Balance comfort and convenience

Campers are measured in different ways for different reasons. In general, larger rigs are more difficult to maneuver on narrow and winding roads, through low tunnels, and in tight campsites. Heavier trailers require larger, more powerful trucks to pull them. Big, heavy campers require more fuel while traveling. But the added size adds comfort and convenience in camp, with more living space and creature comforts. It’s important to balance the two for the best overall experience.

The length of the rig matters for campsite access. The smallest motorhomes and travel trailers measure 20 feet or less and can fit virtually any RV site or hybrid RV/tent campsite. Midsize units between 21 and 30 feet will have no problem in most campgrounds but may not fit into hybrid sites. Large campers of 31 to 40 feet may need to reserve large campsites. More than 40 feet, and the selection gets very limited, so you should call ahead to ensure the campground can accommodate your ride. 

Trailers have a unique issue in the way the tow vehicle and trailer are assembled. A fifth-wheel camper attaches to a hitch mounted in the bed of the truck so that the truck and trailer essentially overlap. Fifth-wheel trailers add maneuverability and decrease overall length when compared with travel trailers of the same size. However, travel trailers can increase available vehicle space for traveling. A travel trailer can be towed by a large SUV that seats seven passengers comfortably, possibly eliminating the need for a second vehicle. 

Sleeping capacity is simply a measurement of the total number of bed spaces. This includes dedicated beds/bunks as well as convertible spaces such as a dining set that folds into a bunk. Maybe the queen bed plus convertible dining area will be sufficient for your family of three, but you’ll probably prefer to go a bit bigger and avoid resetting the table twice a day.

The holding tanks for potable water, gray water, and black water also come in different sizes, although these typically correspond with the overall RV size. Larger holding tanks let you camp longer between fill-ups or clean-outs. Not a big deal if you typically camp with full hookups, but if you’re boondocking for a week, it matters. 

interior view of an RV
Photo by Airstream Inc. on Unsplash

RV features

With popularity on the rise, RV manufacturers continue to keep up with the latest consumer needs.

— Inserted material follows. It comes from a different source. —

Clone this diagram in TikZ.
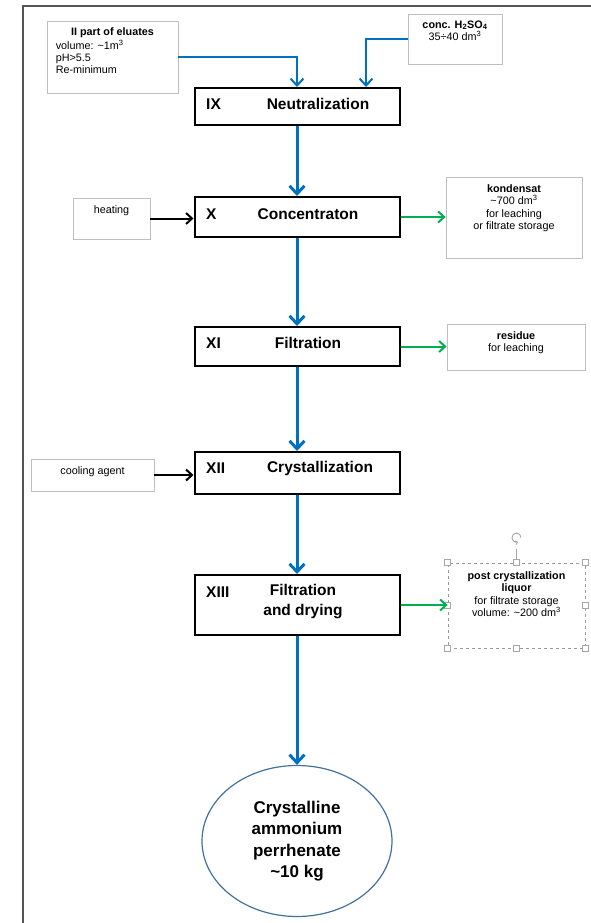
\documentclass[tikz,border=0pt]{standalone}
\usepackage{fontspec}
\setmainfont{Liberation Sans}
\usetikzlibrary{arrows.meta,positioning,shapes.geometric}
\definecolor{flowblue}{RGB}{0,112,192}
\definecolor{flowgreen}{RGB}{0,176,80}
\definecolor{framegray}{RGB}{85,85,85}
\definecolor{boxgray}{RGB}{191,191,191}
\definecolor{productblue}{RGB}{65,113,156}
\newcommand\notesize{\fontsize{10.8}{12.2}\selectfont}

\begin{document}
\begin{tikzpicture}[x=1pt,y=-1pt,
  stage/.style={draw,line width=2pt,minimum width=205pt,inner sep=0pt},
  note/.style={draw=boxgray,line width=0.8pt,inner sep=0pt},
  notetext/.style={font=\notesize,align=center,inner sep=0pt},
  num/.style={font=\fontsize{15.5}{18}\selectfont\bfseries,inner sep=0pt,anchor=west},
  title/.style={font=\fontsize{15.5}{20}\selectfont\bfseries,align=center,inner sep=0pt},
  mainflow/.style={draw=flowblue,line width=3pt,-{Straight Barb[length=8pt,width=15pt]}},
  inflow/.style={draw=flowblue,line width=2pt,-{Straight Barb[length=7pt,width=13pt]}},
  feed/.style={line width=2pt,-{Straight Barb[length=6pt,width=11pt]}},
  outflow/.style={draw=flowgreen,line width=2pt,-{Straight Barb[length=6pt,width=11pt]}},
  grip/.style={draw=gray!70,fill=white,line width=0.6pt,minimum size=6pt,inner sep=0pt}
]
\useasboundingbox (0,0) rectangle (591,923);
\draw[framegray,line width=2pt] (23,923) -- (23,6) -- (591,6);

% process stages
\node[stage,minimum height=37pt] (IX) at (297,106.5) {};
\node[num] at (206,104) {IX};
\node[title] at (318,104) {Neutralization};

\node[stage,minimum height=40pt] (X) at (297,217) {};
\node[num] at (206,214) {X};
\node[title] at (308,214) {Concentraton};

\node[stage,minimum height=39pt] (XI) at (297,346.5) {};
\node[num] at (206,343) {XI};
\node[title] at (308,343) {Filtration};

\node[stage,minimum height=42pt] (XII) at (297,473) {};
\node[num] at (206,468) {XII};
\node[title] at (320,468) {Crystallization};

\node[stage,minimum height=60pt] (XIII) at (297,605) {};
\node[num] at (206,592) {XIII};
\node[title] at (303,602) {Filtration\\and drying};

\node[draw=productblue,line width=1.2pt,ellipse,minimum width=190pt,minimum height=151pt,
  inner sep=0pt,align=center,font=\fontsize{17}{21.5}\selectfont\bfseries] (product) at (297,841)
  {Crystalline\\ammonium\\perrhenate\\\textasciitilde10 kg};

% inputs and outputs
\node[note,minimum width=131pt,minimum height=72pt] (eluates) at (112.5,57) {};
\node[notetext,font=\notesize\bfseries,below=7pt of eluates.north] {II part of eluates};
\node[notetext,align=left,below right=19.5pt and 9pt of eluates.north west]
  {volume: \textasciitilde1m\textsuperscript{3}\\pH>5.5\\Re-minimum};

\node[note,minimum width=94pt,minimum height=50pt] (acid) at (455,39) {};
\node[notetext,below=7pt of acid.north]
  {\textbf{conc. H\textsubscript{2}SO\textsubscript{4}}\\35÷40 dm\textsuperscript{3}};

\node[note,minimum width=77pt,minimum height=41pt] (heating) at (111.5,218.5) {};
\node[notetext,below=8pt of heating.north] {heating};

\node[note,minimum width=136pt,minimum height=81pt] (kondensat) at (514,217.5) {};
\node[notetext,below=8pt of kondensat.north]
  {\textbf{kondensat}\\\textasciitilde700 dm\textsuperscript{3}\\for leaching\\or filtrate storage};

\node[note,minimum width=138pt,minimum height=46pt] (residue) at (516,347) {};
\node[notetext,below=8pt of residue.north] {\textbf{residue}\\for leaching};

\node[note,minimum width=123pt,minimum height=32pt] (cooling) at (92.5,475) {};
\node[notetext,below=8pt of cooling.north] {cooling agent};

\node[note,draw=gray!80,dashed,minimum width=137pt,minimum height=85pt] (liquor) at (516.5,605.5) {};
\node[notetext,below=9pt of liquor.north]
  {\textbf{post crystallization}\\\textbf{liquor}\\for filtrate storage\\volume: \textasciitilde200 dm\textsuperscript{3}};
\draw[gray!70,line width=0.6pt] (liquor.north) -- ++(0,-14);
\draw[gray!70,line width=0.9pt,-{Straight Barb[length=2pt,width=4pt]}]
  ([xshift=4.5pt,yshift=25pt]liquor.north) arc[start angle=0,end angle=290,radius=4.5pt];
\foreach \a in {north west,north,north east,east,south east,south,south west,west}
  \node[grip] at (liquor.\a) {};

% connectors
\draw[inflow] (eluates.east) -| (IX.north);
\draw[inflow] (acid.west) -| ([xshift=69pt]IX.north);
\draw[mainflow] (IX) -- (X);
\draw[mainflow] (X) -- (XI);
\draw[mainflow] (XI) -- (XII);
\draw[mainflow] (XII) -- (XIII);
\draw[mainflow] (XIII) -- (product);
\draw[feed] (heating.east) -- (heating.east -| X.west);
\draw[feed] (cooling.east) -- (cooling.east -| XII.west);
\draw[outflow] (X.east) -- (X.east -| kondensat.west);
\draw[outflow] (XI.east) -- (XI.east -| residue.west);
\draw[outflow] (XIII.east) -- (XIII.east -| liquor.west);
\end{tikzpicture}
\end{document}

Look for these trending features:

  • Residential-style seating, appliances, and full-size beds
  • Entertainment systems with big-screen TVs and Bluetooth capabilities.
  • Below-floor storage space
  • Off-grid capabilities, like off-road tires, raised axles, larger holding tanks, and prewiring for solar power
  • Outdoor kitchens and entertainment centers
  • Light interior with minimal graphics
  • Tire pressure monitoring systems
  • Smart RV capabilities such as lights, slides, awnings, and tank levels
  • Pet-friendly amenities such as leash latches, pet bowl drawers, doggie beds, and kennel space

There’s a lot to consider when investing in an RV, but when it all comes together in a home away from home in which you and your family will make cherished memories for a long time.